THE Victoria Falls Stock Exchange (VFEX) is now Zimbabwe’s largest equities market as its capitalisation surged to US$3,91 billion in June—nearly 40% above the Zimbabwe Stock Exchange (ZSE)—amid sustained demand for United States dollar-denominated assets.
The widening gap between the two exchanges comes amid the March 31 delisting of Econet Wireless Zimbabwe Limited from the ZSE, which wiped about US$1,2 billion from the local bourse’s market capitalisation and helped the VFEX overtake the main exchange in April.
Since then, continued company migrations have intensified concerns over the ZSE’s ability to retain large counters and rebuild its market value.
Just recently, ZSE notified the investing public of the voluntary termination of listing of TSL Limited (TSL) and First Mutual Properties Limited (FMP) with effect from July 2, wiping values of US$94,04 million and US$19,76 million respectively.
TSL has since listed on the VFEX this past Friday.
The growth of VFEX confirms that investors are shunning ZiG denominated assets despite the authorities pushing for a mono currency regime by 2030.
“The VFEX All-Share Index closed June positive, gaining 3,67% to 254,12, with market capitalisation rising 3,81% to US$3,91 billion over the month,” IH Securities said in its recent June 2026 report.
“The bourse continues to stand out on a year-to-date basis, with market capitalisation up 75,08% since the start of the year, a marked contrast to the ZSE and reflecting sustained listings momentum and USD-denominated demand.”
Comparatively, the ZSE closed June firmly positive in ZiG terms, with market capitalisation rising 7,55% to ZiG94,24 billion, about US$2,8 billion.
“The All-Share Index gained 7,33% to close at 417,81, while the Top 10 outperformed with a 10,15% advance to 423,32,” IH Securities said.
“With the interbank rate broadly stable, USD market capitalisation moved in step, up 2,12% to US$2,8 billion.”
The capital markets trend could be seen in the first quarter of the year, when the combined market capitalisation across the ZSE, VFEX, and Financial Securities Exchange surged by 51,1% to US$8,58 billion, according to the Securities and Exchange Commission of Zimbabwe.

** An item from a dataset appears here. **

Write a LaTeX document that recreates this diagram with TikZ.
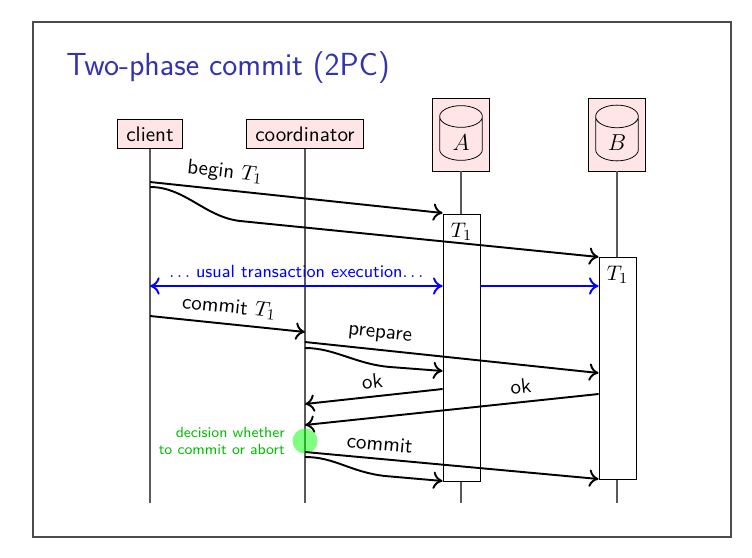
\documentclass[tikz,border=0pt,11pt]{standalone}
\usetikzlibrary{arrows.meta,shapes.geometric,fit}
\definecolor{titleblue}{rgb}{0.2,0.2,0.7}
\tikzset{
  head/.style={draw, fill=red!10, minimum height=14.5pt, inner xsep=4.5pt},
  dbbox/.style={draw, fill=red!10, minimum width=30pt, minimum height=38pt},
  db/.style={draw, cylinder, shape border rotate=90, aspect=0.7, minimum width=22.2pt, minimum height=28pt, anchor=shape center, font=\large},
  lifeline/.style={draw=black!65, line width=0.6pt},
  act/.style={draw, fill=white, inner sep=0pt},
  msg/.style={line width=1pt, -{To[length=5pt,width=9pt]}},
  bluemsg/.style={msg, blue, {To[length=5pt,width=9pt]}-{To[length=5pt,width=9pt]}},
  decision/.style={circle, fill=green, opacity=0.5, minimum size=13pt, inner sep=0pt},
}
\begin{document}
\begin{tikzpicture}[x=0.52pt, y=-0.52pt, font=\sffamily]
\useasboundingbox (0,0) rectangle (752,557);
% Frame and title
\draw[black!70, line width=0.6pt] (33,22) rectangle (731,537);
\node[anchor=base west, inner sep=0pt, text=titleblue, font=\sffamily\fontsize{16.6}{20}\selectfont] (title) at (66,75) {Two-phase commit (2PC)};

% Participants
\node[head] (client) at (150,134) {client};
\node[head] (coord) at (305,134) {coordinator};
\node[dbbox] (A) at (461,134.5) {};
\node[db] (Acyl) at (461,133) {$A$};
\node[dbbox] (B) at (617,134.5) {};
\node[db] (Bcyl) at (617,133) {$B$};
\coordinate (bottom) at (0,503);

% Lifelines
\foreach \p in {client, coord, A, B}
  \draw[lifeline] (\p.south) -- (\p.south |- bottom);

% Activation boxes
\path (443,214) coordinate (a1) (480,481) coordinate (a2)
      (599,257) coordinate (b1) (636,479) coordinate (b2);
\node[act, fit=(a1)(a2)] (actA) {};
\node[below=1pt] (TA) at (actA.north) {$T_1$};
\node[act, fit=(b1)(b2)] (actB) {};
\node[below=1pt] (TB) at (actB.north) {$T_1$};

% Begin
\draw[msg] (client |- 0,182) -- node[pos=0.25, above, sloped] {begin $T_1$} (actA.west |- 0,213);
\draw[msg] (client |- 0,187) .. controls (185,187) and (205,217) .. (240,221) -- (actB.west |- 0,257);

% Usual execution
\draw[bluemsg] (client |- 0,286) -- node[midway, above, font=\sffamily\fontsize{9.2}{11}\selectfont] {$\ldots$ usual transaction execution$\ldots$} (actA.west |- 0,286);
\draw[msg, blue] (actA.east |- 0,286) -- (actB.west |- 0,286);

% Commit request
\draw[msg] (client |- 0,316) -- node[midway, above, sloped] {commit $T_1$} (coord |- 0,332);

% Phase 1
\draw[msg] (coord |- 0,342) -- node[pos=0.25, above, sloped] {prepare} (actB.west |- 0,373);
\draw[msg] (coord |- 0,348) .. controls (335,348) and (355,364) .. (390,367) -- (actA.west |- 0,371);
\draw[msg] (actA.west |- 0,389) -- node[midway, above, sloped] {ok} (coord |- 0,404);
\draw[msg] (actB.west |- 0,394) -- node[pos=0.26, above, sloped] {ok} (coord |- 0,425);

% Decision
\node[decision] (dec) at (coord |- 0,441) {};
\node[left, align=right, text=green!75!black, font=\sffamily\fontsize{7.7}{9.2}\selectfont] (dectext) at (dec.west) {decision whether\\to commit or abort};

% Phase 2
\draw[msg] (coord |- 0,452) -- node[pos=0.25, above, sloped] {commit} (actB.west |- 0,479);
\draw[msg] (coord |- 0,457) .. controls (335,457) and (350,472) .. (385,476) -- (actA.west |- 0,481);
\end{tikzpicture}
\end{document}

The commission noted that this reflected stronger market participation and positive investor sentiment.
The VFEX All Share Index gained 41,07%, while the ZSE All Share Index rose 29,04%, during the quarter, signalling robust fundamentals across both exchanges.
“In our view, June's advance on the VFEX was led by the consumer and QSR names suggesting investors are leaning into cash-generative businesses with hard-currency earnings,” IH Securities said.
“Given the exchange's improving liquidity, upcoming listings on the VFEX should broaden the opportunity set available to investors.”
Other leading brokers confirmed that demand for U.S. dollar denominated assets remains strong begging the questions what will happen when de-dollarisation occurs.
“The VFEX continued its strong run in June 2026, with the All-Share Index advancing 3,7% month-on-month and extending its year-to-date gain to 43,5%,” FBC Securities said in its June 2026 report.
“Market activity also improved, with turnover rising 20,1% from May levels, while market capitalisation increased by 4,1%, reflecting sustained investor demand for US dollar denominated assets.”
The broker noted that the rise in turnover was particularly encouraging as it was supported by broader participation across counters, reducing the market’s reliance on a handful of stocks.
Innscor Africa was the top performer in June with a 16,48% increase in share price, followed by Simbisa Brands at 14,13% and Caledonia Mining Corporation at 11,41%.
On the downside, however, Edgars Stores Limited was the standout laggard, sliding 36,95%, followed by Nedbank Zimbabwe Depositary Receipts at 27,78% and the Econet Infrastructure Company declining by 13,24%.
Padenga was the largest value contributor, with US$7,4 million traded over the month, narrowly ahead of Innscor which traded US$7,08 million in value.
“Unlike the ZSE, the VFEX’s US dollar-denominated structure continues to provide investors with a natural hedge against local currency risk, making it an attractive destination for both local and foreign capital. Investor sentiment has also been supported by elevated gold prices, which remain near historically high levels despite some recent volatility,” FBC Securities said.
“Strong gold prices continue to underpin earnings expectations for mining and resource linked companies while supporting Zimbabwe's overall foreign currency generation. In addition, the ongoing tobacco marketing season continues to inject US dollar liquidity into the economy, some of which is likely finding its way into the equities market and supporting demand.”
FBC Securities said the outlook for the VFEX remained positive, supported by continued demand for US dollar-denominated assets, sustained foreign currency inflows from key export sectors, and the prospect of additional listings migrating from the ZSE.